Organizing the Work Environment
To reduce contamination in the anesthesia work environment, Dr. Kannan and his colleagues designed the Anesthesia Hygiene Organizer (AHO) as barrier protection for the anesthesia machine and its accessories. Designed for single-patient use, the simple translucent barrier ensures that body fluids and biohazard materials remain on the AHO and are completely removed after patient care.
“It’s like putting a tablecloth on a table while you’re having dinner,” Dr. Kannan explained. “The AHO covers all the areas of the anesthesia work surface that are frequently touched through patient care; it provides a clean area to lay out equipment ready for use on a patient; and it includes a nonpermeable barrier to place contaminated equipment.”
This barrier, said Dr. Kannan, will help prevent transmission of bacterial organisms. A study by Loftus et al (Anesthesiology 2008;109:399-407)showed that bacterial contamination of the anesthesia work area increased significantly by case conclusion, with a mean difference of 115 colonies per surface area sampled (95% CI, 62-169; P<0.001). Moreover, these highly contaminated work areas increased the odds of stopcock contamination by 4.7 (95% CI, 1.42-15.42; P=0.011).
“The consequences can be deadly,” said Dr. Kannan, who cited another study by Loftus et al (Anesth Analg 2012;114:1236-1248), which found stopcock contamination was associated with increased mortality (Odds Ratio, 3.08; 95% CI, 0.56-17.5; P=0.11).

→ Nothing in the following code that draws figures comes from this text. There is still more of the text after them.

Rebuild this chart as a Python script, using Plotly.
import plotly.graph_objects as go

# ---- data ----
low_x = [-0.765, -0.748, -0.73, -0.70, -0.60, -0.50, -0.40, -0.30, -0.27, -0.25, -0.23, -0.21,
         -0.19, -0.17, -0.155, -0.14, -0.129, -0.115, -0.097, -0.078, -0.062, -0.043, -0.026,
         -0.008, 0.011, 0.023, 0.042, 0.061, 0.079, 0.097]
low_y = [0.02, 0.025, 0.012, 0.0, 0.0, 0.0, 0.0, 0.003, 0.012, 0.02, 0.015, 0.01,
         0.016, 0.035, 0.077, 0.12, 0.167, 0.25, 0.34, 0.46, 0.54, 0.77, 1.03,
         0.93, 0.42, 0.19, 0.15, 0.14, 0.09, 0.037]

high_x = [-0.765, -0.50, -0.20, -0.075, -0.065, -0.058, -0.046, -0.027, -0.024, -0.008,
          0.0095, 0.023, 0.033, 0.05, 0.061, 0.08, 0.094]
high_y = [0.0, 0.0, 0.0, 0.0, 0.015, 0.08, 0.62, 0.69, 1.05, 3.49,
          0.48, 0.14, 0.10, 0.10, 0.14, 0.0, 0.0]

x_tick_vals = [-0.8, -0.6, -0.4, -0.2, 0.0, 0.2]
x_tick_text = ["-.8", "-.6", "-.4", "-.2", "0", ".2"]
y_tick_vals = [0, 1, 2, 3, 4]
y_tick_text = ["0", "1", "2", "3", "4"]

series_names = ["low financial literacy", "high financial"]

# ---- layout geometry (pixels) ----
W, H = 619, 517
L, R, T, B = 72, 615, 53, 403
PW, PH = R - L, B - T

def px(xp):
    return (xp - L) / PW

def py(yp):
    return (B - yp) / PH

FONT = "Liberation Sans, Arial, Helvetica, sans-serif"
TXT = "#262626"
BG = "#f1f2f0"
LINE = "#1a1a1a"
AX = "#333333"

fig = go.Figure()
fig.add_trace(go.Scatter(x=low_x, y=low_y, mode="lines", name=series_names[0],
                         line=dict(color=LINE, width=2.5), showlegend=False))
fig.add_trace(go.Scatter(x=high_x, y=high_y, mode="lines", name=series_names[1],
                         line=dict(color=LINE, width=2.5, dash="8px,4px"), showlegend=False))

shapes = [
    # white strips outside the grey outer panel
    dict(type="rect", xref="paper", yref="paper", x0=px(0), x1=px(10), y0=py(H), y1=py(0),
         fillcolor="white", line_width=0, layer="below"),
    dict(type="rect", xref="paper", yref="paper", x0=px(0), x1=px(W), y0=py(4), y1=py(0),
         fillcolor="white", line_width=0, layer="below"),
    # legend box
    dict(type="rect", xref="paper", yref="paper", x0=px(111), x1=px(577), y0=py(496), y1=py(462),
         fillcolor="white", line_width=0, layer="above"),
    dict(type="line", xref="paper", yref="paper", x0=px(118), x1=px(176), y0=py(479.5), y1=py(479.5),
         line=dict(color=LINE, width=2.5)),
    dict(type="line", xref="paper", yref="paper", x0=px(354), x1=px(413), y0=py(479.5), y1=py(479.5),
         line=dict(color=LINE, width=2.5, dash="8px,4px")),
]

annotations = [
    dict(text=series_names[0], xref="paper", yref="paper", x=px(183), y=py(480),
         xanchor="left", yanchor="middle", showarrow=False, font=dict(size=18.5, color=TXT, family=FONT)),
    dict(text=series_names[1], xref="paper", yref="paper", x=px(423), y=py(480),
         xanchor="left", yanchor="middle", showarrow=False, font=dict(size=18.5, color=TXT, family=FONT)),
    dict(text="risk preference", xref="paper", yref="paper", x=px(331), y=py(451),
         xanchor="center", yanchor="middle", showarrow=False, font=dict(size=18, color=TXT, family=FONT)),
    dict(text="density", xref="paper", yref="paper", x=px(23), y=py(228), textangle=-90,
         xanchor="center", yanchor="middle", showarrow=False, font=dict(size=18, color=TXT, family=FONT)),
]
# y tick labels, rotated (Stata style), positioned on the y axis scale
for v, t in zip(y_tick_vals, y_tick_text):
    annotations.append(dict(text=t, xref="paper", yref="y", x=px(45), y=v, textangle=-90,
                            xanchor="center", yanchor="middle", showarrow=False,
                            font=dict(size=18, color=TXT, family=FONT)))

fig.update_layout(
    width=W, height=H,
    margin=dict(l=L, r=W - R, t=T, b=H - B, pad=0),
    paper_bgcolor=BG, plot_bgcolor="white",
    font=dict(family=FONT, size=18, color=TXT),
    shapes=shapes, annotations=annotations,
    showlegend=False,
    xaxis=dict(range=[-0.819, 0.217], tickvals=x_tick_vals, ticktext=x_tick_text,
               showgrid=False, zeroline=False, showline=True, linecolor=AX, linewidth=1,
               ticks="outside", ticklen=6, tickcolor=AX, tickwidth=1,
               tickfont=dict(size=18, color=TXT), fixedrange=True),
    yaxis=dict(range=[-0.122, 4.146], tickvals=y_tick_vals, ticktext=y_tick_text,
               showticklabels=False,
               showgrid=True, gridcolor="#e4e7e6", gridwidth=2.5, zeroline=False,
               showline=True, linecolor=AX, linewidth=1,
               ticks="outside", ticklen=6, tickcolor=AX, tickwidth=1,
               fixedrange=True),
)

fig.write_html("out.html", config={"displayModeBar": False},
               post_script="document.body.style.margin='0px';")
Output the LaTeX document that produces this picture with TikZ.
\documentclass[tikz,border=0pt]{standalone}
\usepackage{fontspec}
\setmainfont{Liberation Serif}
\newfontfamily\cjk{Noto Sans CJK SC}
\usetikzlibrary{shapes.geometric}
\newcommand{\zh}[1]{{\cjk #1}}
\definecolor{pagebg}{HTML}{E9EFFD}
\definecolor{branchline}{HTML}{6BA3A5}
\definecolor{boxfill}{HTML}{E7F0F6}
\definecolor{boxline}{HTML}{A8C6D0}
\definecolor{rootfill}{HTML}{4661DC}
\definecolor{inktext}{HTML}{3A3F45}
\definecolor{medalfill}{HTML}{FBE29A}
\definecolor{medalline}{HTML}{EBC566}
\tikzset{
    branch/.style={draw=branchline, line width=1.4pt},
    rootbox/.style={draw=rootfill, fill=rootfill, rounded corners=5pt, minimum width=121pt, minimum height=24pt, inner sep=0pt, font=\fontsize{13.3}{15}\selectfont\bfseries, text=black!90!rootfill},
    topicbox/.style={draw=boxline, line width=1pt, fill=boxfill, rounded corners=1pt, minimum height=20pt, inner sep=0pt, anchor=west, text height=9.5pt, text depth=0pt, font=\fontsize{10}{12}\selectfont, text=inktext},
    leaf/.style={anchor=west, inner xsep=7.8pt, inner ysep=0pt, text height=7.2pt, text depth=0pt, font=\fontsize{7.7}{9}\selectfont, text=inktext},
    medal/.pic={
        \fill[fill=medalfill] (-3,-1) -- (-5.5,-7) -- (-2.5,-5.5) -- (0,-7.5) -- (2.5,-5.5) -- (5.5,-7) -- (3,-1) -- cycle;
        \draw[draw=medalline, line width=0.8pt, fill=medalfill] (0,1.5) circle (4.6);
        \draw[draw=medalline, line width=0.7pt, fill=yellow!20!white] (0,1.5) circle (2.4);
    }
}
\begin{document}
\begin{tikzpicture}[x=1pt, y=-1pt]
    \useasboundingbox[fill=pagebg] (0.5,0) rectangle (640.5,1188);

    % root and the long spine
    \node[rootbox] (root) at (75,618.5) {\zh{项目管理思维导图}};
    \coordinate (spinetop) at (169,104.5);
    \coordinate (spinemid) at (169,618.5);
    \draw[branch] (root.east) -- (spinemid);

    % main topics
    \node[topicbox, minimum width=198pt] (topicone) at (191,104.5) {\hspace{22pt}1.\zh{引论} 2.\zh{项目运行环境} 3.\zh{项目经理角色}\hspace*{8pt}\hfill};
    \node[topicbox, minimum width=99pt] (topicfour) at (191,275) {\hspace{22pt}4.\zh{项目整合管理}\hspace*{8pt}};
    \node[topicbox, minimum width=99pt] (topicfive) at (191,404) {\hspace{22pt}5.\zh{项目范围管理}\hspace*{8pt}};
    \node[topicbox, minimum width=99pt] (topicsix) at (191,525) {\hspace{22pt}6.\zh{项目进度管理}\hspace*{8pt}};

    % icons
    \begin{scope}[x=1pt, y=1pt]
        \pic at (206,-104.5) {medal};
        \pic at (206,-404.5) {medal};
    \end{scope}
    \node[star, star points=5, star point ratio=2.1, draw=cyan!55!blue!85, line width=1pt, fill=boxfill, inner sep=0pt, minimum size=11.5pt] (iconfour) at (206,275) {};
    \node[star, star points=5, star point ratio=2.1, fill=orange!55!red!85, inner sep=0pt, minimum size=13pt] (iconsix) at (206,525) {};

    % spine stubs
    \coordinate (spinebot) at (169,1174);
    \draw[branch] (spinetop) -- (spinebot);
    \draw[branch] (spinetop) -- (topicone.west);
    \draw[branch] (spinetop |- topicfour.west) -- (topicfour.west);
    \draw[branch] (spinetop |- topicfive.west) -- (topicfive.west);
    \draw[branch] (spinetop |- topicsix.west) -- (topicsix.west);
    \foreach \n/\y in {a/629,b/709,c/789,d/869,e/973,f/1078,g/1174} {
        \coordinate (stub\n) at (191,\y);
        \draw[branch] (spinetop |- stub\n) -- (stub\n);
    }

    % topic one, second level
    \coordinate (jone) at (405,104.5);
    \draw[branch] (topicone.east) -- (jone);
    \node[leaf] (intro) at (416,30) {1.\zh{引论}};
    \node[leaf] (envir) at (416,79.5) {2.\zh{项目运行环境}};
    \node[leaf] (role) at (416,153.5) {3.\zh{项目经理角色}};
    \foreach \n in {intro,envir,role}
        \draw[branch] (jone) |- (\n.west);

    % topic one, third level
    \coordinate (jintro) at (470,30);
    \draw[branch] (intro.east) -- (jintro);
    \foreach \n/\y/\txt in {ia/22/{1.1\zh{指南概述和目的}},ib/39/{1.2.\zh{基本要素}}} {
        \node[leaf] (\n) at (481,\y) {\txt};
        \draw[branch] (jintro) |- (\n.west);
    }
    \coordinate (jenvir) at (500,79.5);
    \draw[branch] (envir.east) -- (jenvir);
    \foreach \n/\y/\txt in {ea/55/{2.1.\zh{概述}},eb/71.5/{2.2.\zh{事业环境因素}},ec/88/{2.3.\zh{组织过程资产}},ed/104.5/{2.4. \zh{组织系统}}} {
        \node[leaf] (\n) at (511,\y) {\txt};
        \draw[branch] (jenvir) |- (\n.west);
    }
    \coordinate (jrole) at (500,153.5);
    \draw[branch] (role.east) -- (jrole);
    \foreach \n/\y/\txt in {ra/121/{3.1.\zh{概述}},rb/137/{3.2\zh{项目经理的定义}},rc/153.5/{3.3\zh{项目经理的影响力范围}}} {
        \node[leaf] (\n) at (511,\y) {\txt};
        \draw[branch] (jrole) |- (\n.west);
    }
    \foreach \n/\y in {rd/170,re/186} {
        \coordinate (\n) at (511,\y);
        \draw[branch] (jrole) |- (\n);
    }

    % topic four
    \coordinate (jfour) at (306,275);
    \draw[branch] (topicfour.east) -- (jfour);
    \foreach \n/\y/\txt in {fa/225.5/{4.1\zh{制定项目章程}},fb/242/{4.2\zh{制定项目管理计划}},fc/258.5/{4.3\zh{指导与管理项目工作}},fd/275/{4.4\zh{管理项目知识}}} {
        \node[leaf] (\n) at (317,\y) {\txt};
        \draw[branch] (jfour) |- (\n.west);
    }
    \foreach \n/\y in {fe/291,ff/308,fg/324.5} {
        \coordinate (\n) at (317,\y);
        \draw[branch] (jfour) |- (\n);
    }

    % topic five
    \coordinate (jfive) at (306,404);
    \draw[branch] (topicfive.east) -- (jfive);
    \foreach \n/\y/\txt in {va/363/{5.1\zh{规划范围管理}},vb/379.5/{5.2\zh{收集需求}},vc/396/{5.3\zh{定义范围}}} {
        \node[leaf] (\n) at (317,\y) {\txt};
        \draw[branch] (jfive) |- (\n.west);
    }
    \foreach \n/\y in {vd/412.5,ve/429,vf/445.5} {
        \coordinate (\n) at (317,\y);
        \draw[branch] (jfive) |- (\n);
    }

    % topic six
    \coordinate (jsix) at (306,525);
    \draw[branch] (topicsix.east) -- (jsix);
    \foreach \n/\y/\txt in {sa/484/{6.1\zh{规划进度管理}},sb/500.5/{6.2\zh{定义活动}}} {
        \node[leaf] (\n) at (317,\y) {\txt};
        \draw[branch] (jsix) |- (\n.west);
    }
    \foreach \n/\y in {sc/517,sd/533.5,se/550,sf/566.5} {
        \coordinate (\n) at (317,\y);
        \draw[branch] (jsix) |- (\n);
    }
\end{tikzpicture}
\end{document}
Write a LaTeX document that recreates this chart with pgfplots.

Intraoperative bacterial contamination of the hands of patients or providers was also linked to 30-day postoperative infections, Dr. Kannan reported.
“When we started this project, we made one prototype to show to people, but we’ve been developing variations for several institutions based on their feedback,” Dr. Kannan said. “It’s a slow process, but we’re making progress every single day.”
Dr. Kannan and his colleagues are partnering with academic universities to research the influence of the AHO on infection control without conflict of interest. “More studies are required to evaluate the effect of these devices in everyday anesthesia practices.”
Contamination at Multiple Sites
After using a fluorescent marker on the oropharynx of their mannequin during a simulation, Lori Rubin, MD, associate professor of clinical anesthesiology, and her colleagues at NewYork-Presbyterian/Weill Cornell Medicine, in New York City, found contamination on many sites of their institution’s anesthesia machine.
“It really demonstrated the need, in cases that require contact precautions, for a way to protect the anesthesia machine,” Dr. Rubin said.
- Andrew Bowdle, MD, PhD, FASE, professor of anesthesiology and pharmaceutics at the University of Washington, in Seattle, said, “In my institution, we have focused on implementing single-use laryngoscopes, single-use bronchoscopes, isopropyl alcohol caps on IV injection ports, and ‘full barrier precautions’ for central venous catheter and arterial catheter placements.
“Our next steps will be to try to clean up the anesthesia machine—which is a difficult problem—and to clean up the anesthesia supply cart by finding ways to keep providers from putting their contaminated gloved hands into the cart drawers.
“We have had a trial of the Anesthesia Hygiene Organizer, and it was very popular with our providers,” Dr. Bowdle added.
“It protects the work surface of the anesthesia machine from contamination by dirty airway equipment, and the Yankauer suction in particular. The Yankauer suction can be placed in one of the plastic pockets of the cover where it is ready to use and where it will not contaminate the surrounding area.”